3D Scanners

STAR Ops VR Game Demos Structure's New 3D Positional Tracking Feature

Just this week, Occipital released SDK 0.4 for its powerful Structure Sensor, giving the 3D scanner the ability to track objects like never before.  The start-up’s original announcement highlighted the new ability for the Structure to seamlessly scan items without losing site of them in the process.  Today, Occipital has expanded those capabilities even further.  With the Structure Sensor’s new unbound positional tracking, demonstrated at CES in January, users will now be able to use the device’s augmented reality features in really exciting new ways.

star ops 3D game for structure sensor on ipad

At CES, the Structure’s positional tracking ability allowed attendees to experience the Occipital booth through a colorful virtual world.  Holding a Structure-equipped iPad in front of them, CES goers suddenly entered a VR experience in which they could pour vats of chemicals, knock into bricks, and shoot lasers all around the Occipital booth.  Unlike other VR devices, the Structure’s unbounded positional tracking has no spatial constraints. The company’s press release explains:

Many current VR systems require either a camera facing the user, or a beacon placed in a room to track the position of the user. This means that the range within which the user’s movements can be tracked is limited by those external devices’ ability to sense the user.

The unbounded positional tracking enabled by the Structure Sensor does not require any kind of beacon or external camera, and has no spatial constraints; that is, it travels with the user, no matter where or how far they go, or how they move. It achieves this by using the Structure Sensor to actively map the user’s surroundings in 3D in real time.

Like the motion tracking feature used for seamless 3D scanning, the positional tracking is achieved through the use of the Structure’s depth sensor and the iPad’s color camera.  While the motion tracking keeps focus on an individual object, as juxtaposed against a moving environment, the positional tracking creates a complete 3D map of the user’s entire surroundings, without any setup or markers necessary.

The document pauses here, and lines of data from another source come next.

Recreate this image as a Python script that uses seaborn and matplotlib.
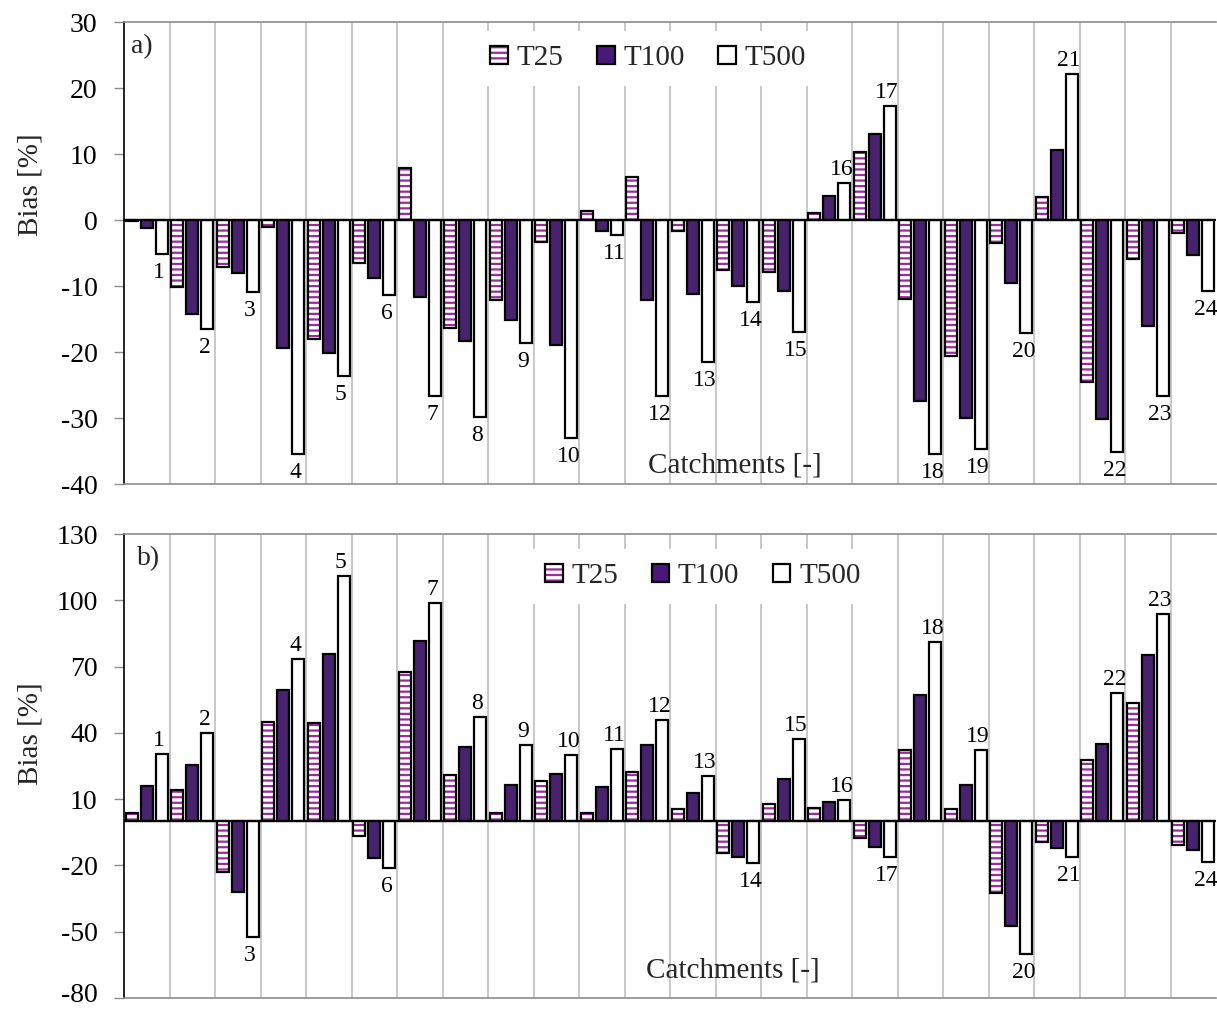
import numpy as np
import pandas as pd
import matplotlib
matplotlib.use("Agg")
import matplotlib.pyplot as plt
from matplotlib.patches import Patch, Rectangle
from matplotlib.legend_handler import HandlerTuple
from matplotlib.ticker import FixedLocator
from matplotlib.transforms import ScaledTranslation
import seaborn as sns

# ---- data -----------------------------------------------------------------
catchments = ["1", "2", "3", "4", "5", "6", "7", "8", "9", "10", "11", "12",
              "13", "14", "15", "16", "17", "18", "19", "20", "21", "22", "23", "24"]
series = ["T25", "T100", "T500"]

# panel a) bias [%]
a_t25 = [-0.2, -10.1, -7.1, -1.1, -18.0, -6.5, 7.9, -16.3, -12.1, -3.3, 1.3, 6.5,
         -1.7, -7.6, -7.9, 1.1, 10.3, -12.0, -20.6, -3.5, 3.5, -24.6, -5.9, -1.9]
a_t100 = [-1.2, -14.2, -8.0, -19.4, -20.1, -8.8, -11.6, -18.4, -15.1, -18.9, -1.6, -12.1,
          -11.2, -10.0, -10.7, 3.7, 13.1, -27.4, -30.0, -9.6, 10.6, -30.1, -16.1, -5.3]
a_t500 = [-5.2, -16.5, -10.9, -35.4, -23.7, -11.4, -26.7, -29.9, -18.6, -33.0, -2.2, -26.7,
          -21.5, -12.4, -16.9, 5.6, 17.2, -35.4, -34.7, -17.1, 22.1, -35.1, -26.6, -10.7]

# panel b) bias [%]
b_t25 = [3.6, 14.2, -23.0, 44.8, 44.5, -6.5, 67.5, 21.1, 3.6, 18.0, 3.6, 22.1,
         5.6, -14.2, 7.9, 5.9, -7.7, 32.1, 5.5, -32.4, -9.5, 27.6, 53.3, -10.8]
b_t100 = [16.1, 25.6, -32.0, 59.4, 75.6, -16.8, 81.4, 33.6, 16.2, 21.5, 15.3, 34.4,
          13.0, -16.1, 19.1, 8.5, -11.8, 57.1, 16.5, -47.4, -12.0, 35.1, 75.1, -13.0]
b_t500 = [30.6, 40.0, -52.4, 73.6, 110.9, -21.1, 98.8, 47.1, 34.4, 30.0, 32.7, 45.9,
          20.6, -19.1, 37.0, 9.4, -16.4, 81.2, 32.1, -60.3, -16.4, 58.2, 93.8, -18.6]

a_ticks = [-40, -30, -20, -10, 0, 10, 20, 30]
b_ticks = [-80, -50, -20, 10, 40, 70, 100, 130]

# ---- style ----------------------------------------------------------------
sns.set_theme(style="white")
plt.rcParams["font.family"] = ["Liberation Serif", "DejaVu Serif"]
plt.rcParams["axes.unicode_minus"] = False
plt.rcParams["hatch.linewidth"] = 1.6

STRIPE = "#9a2c9c"
DARK = "#4a1679"
GRID = "#c8c8c8"
palette = {"T25": "white", "T100": DARK, "T500": "white"}


def long_frame(v25, v100, v500):
    rows = []
    for name, vals in zip(series, (v25, v100, v500)):
        for c, v in zip(catchments, vals):
            rows.append({"catchment": c, "series": name, "bias": v})
    return pd.DataFrame(rows)


def draw_panel(ax, df, ylim, ticks, letter, legend_anchor, ylabel_y, xlabel_pos):
    sns.barplot(data=df, x="catchment", y="bias", hue="series",
                order=catchments, hue_order=series, palette=palette,
                width=1.0, gap=0.2, dodge=True, errorbar=None,
                edgecolor="black", linewidth=1.6, legend=False, ax=ax)

    # T25 bars: purple horizontal stripes inside a black outline
    for bar in ax.containers[0]:
        bar.set_hatch("---")
        bar.set_edgecolor(STRIPE)
        bar.set_linewidth(0)
        ax.add_patch(Rectangle(bar.get_xy(), bar.get_width(), bar.get_height(),
                               fill=False, edgecolor="black", linewidth=1.6,
                               zorder=bar.get_zorder() + 0.1))

    # catchment numbers next to the T500 bars
    for bar, name in zip(ax.containers[2], catchments):
        h = bar.get_height()
        xc = bar.get_x() + bar.get_width() / 2
        dy = 8 if h >= 0 else -24
        ax.annotate(name, xy=(xc, h), xytext=(-3, dy), textcoords="offset pixels",
                    ha="center", va="baseline", fontsize=17, color="black")

    ax.axhline(0, color="black", linewidth=1.6, zorder=3)

    ax.set_xlim(-0.5, len(catchments) - 0.5)
    ax.set_ylim(*ylim)
    ax.set_yticks(ticks)
    ax.set_yticklabels([str(t) for t in ticks])
    ax.set_xticks([])
    ax.xaxis.set_minor_locator(FixedLocator(np.arange(0.5, len(catchments) - 0.5, 1)))
    ax.grid(which="minor", axis="x", color=GRID, linewidth=1.4)
    ax.set_axisbelow(True)
    ax.tick_params(axis="y", which="major", left=True, length=7, width=1.0,
                   color="#8c8c8c", pad=12, labelsize=20, labelcolor="black")
    ax.tick_params(axis="x", which="both", length=0)

    ax.spines["left"].set_color("black")
    ax.spines["left"].set_linewidth(1.2)
    for s in ("top", "bottom"):
        ax.spines[s].set_color("#8c8c8c")
        ax.spines[s].set_linewidth(1.2)
    ax.spines["right"].set_visible(False)

    ax.set_xlabel("")
    ax.set_ylabel("Bias [%]", fontsize=21)
    ax.yaxis.set_label_coords(-0.074, ylabel_y)

    ax.text(xlabel_pos[0], xlabel_pos[1], "Catchments [-]", transform=ax.transAxes,
            ha="center", va="center", fontsize=21)
    ax.text(letter[1], letter[2], letter[0], transform=ax.transAxes,
            ha="left", va="center", fontsize=20)

    h25 = (Patch(facecolor="white", edgecolor=STRIPE, hatch="---", linewidth=0),
           Patch(facecolor="none", edgecolor="black", linewidth=1.6))
    h100 = Patch(facecolor=DARK, edgecolor="black", linewidth=1.6)
    h500 = Patch(facecolor="white", edgecolor="black", linewidth=1.6)
    leg = ax.legend([h25, h100, h500], series, loc="center",
                    bbox_to_anchor=legend_anchor, ncol=3, fontsize=21,
                    handler_map={tuple: HandlerTuple(ndivide=1)},
                    handlelength=0.6, handleheight=0.6, handletextpad=0.3,
                    columnspacing=1.15, borderpad=0.5, frameon=True,
                    fancybox=False, framealpha=1.0)
    leg.get_frame().set_facecolor("white")
    leg.get_frame().set_edgecolor("none")
    leg.set_zorder(5)


fig = plt.figure(figsize=(12.17, 10.09), dpi=100)
ax_a = fig.add_axes([124 / 1217, 1 - 484 / 1009, 1092 / 1217, 462 / 1009])
ax_b = fig.add_axes([124 / 1217, 1 - 998 / 1009, 1092 / 1217, 464 / 1009])

draw_panel(ax_a, long_frame(a_t25, a_t100, a_t500), (-40, 30), a_ticks,
           ("a)", 0.006, 0.946), (0.48, 0.921), 0.647, (0.5595, 0.039))
draw_panel(ax_b, long_frame(b_t25, b_t100, b_t500), (-80, 130), b_ticks,
           ("b)", 0.012, 0.948), (0.53, 0.909), 0.569, (0.5577, 0.060))

# keep the lowest tick label of panel b inside the figure edge
lowest = ax_b.yaxis.get_major_ticks()[0].label1
lowest.set_transform(lowest.get_transform()
                     + ScaledTranslation(0, 6 / 100, fig.dpi_scale_trans))

fig.savefig("out.png", dpi=100)
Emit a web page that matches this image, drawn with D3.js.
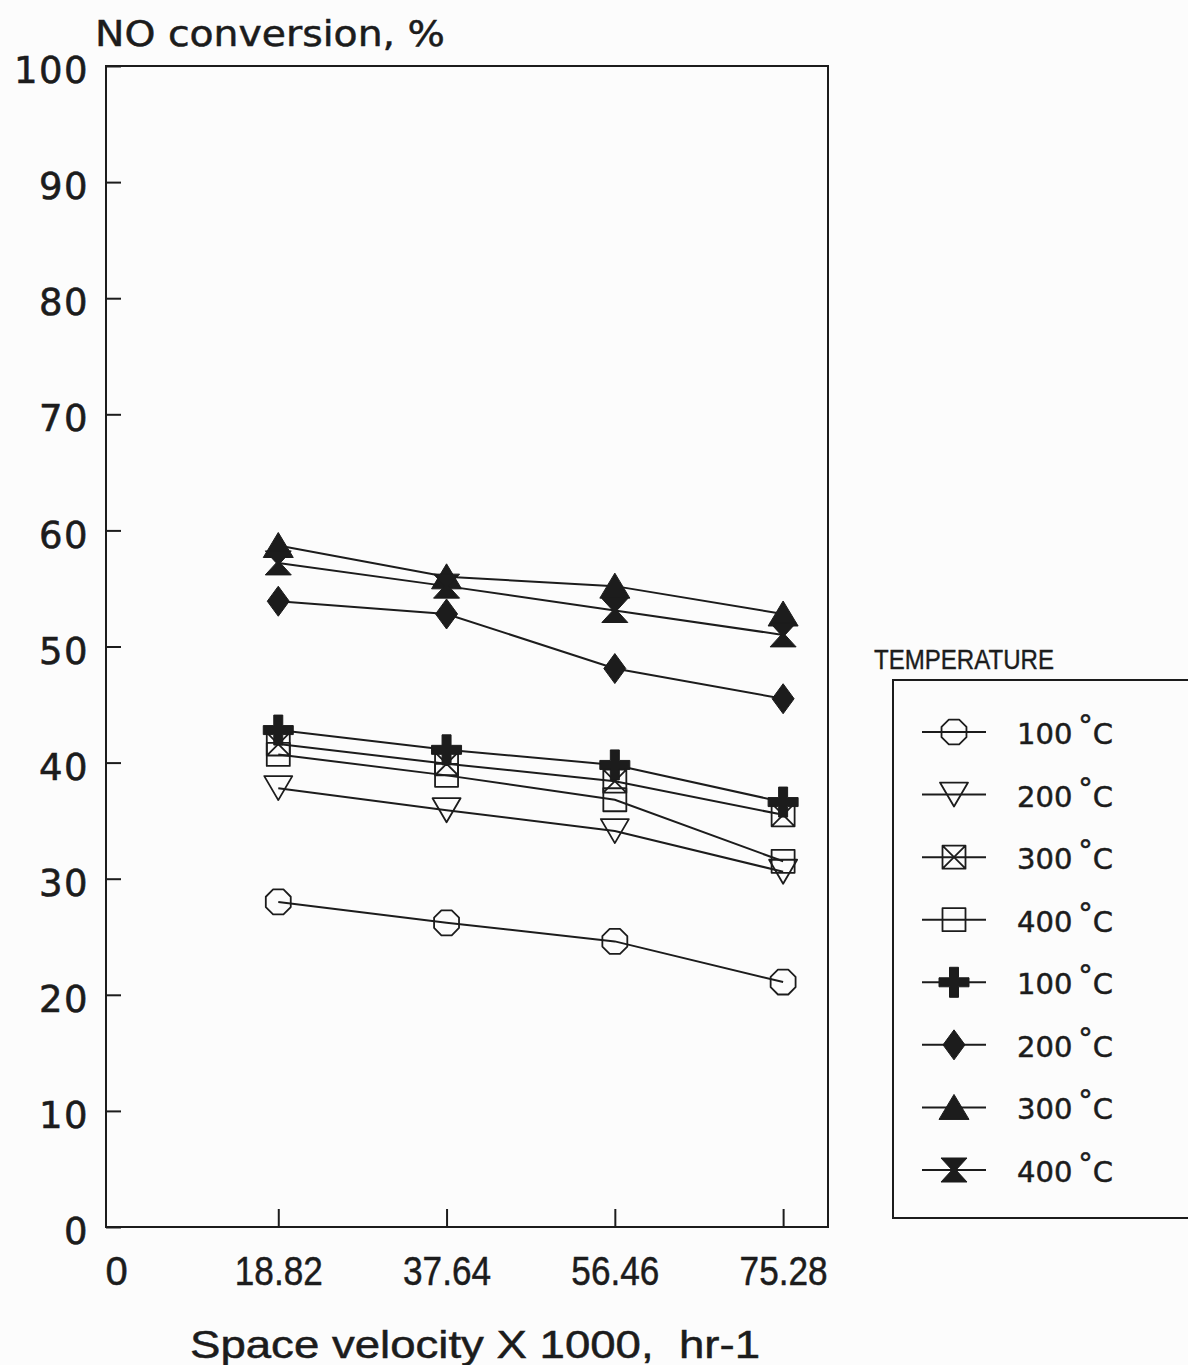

occipital star ops 3D scanning game for structure sensor on ipad blaster

Though the Structure has always touted its VR/AR capabilities, using simple demo apps, this new feature expands the device from a 3D scanning sensor to something truly capable of virtual and augmented reality applications.  With no beacon (like the HTC Vive) or user-facing camera (like the Oculus) tracking the user, the user is completely free to move around, as the press release suggests.  And to demonstrate this, Occipital has made its CES experience available to all Structure owners around the world. The demo game is called STAR Ops and you can now find it at the App Store.  See the trailer for the game below:

For even more footage of how STAR Ops operates in the real world, you can see a first-person play through in the video below:

As a puzzle game taking place in a futuristic world, STAR Ops showcases the Structure’s potential for AR gaming, but the sensor has even more potential for architecture, interior design, and medicine, among other things.  From body scanning to create 3D printed prosthesis to displaying potential decor purchases within a living room, the device is among the first ushering in a world of ubiquitous 3D capture tools.

With its low price tag and use with iPad, the Structure Sensor is a gateway device, giving existing iPad owners something with which to begin interacting with digital world in 3D.  And, starting this year, new tablets, notebooks, and PCs will begin incorporating 3D cameras directly so that, soon, 2D digital cameras will be a thing of the past.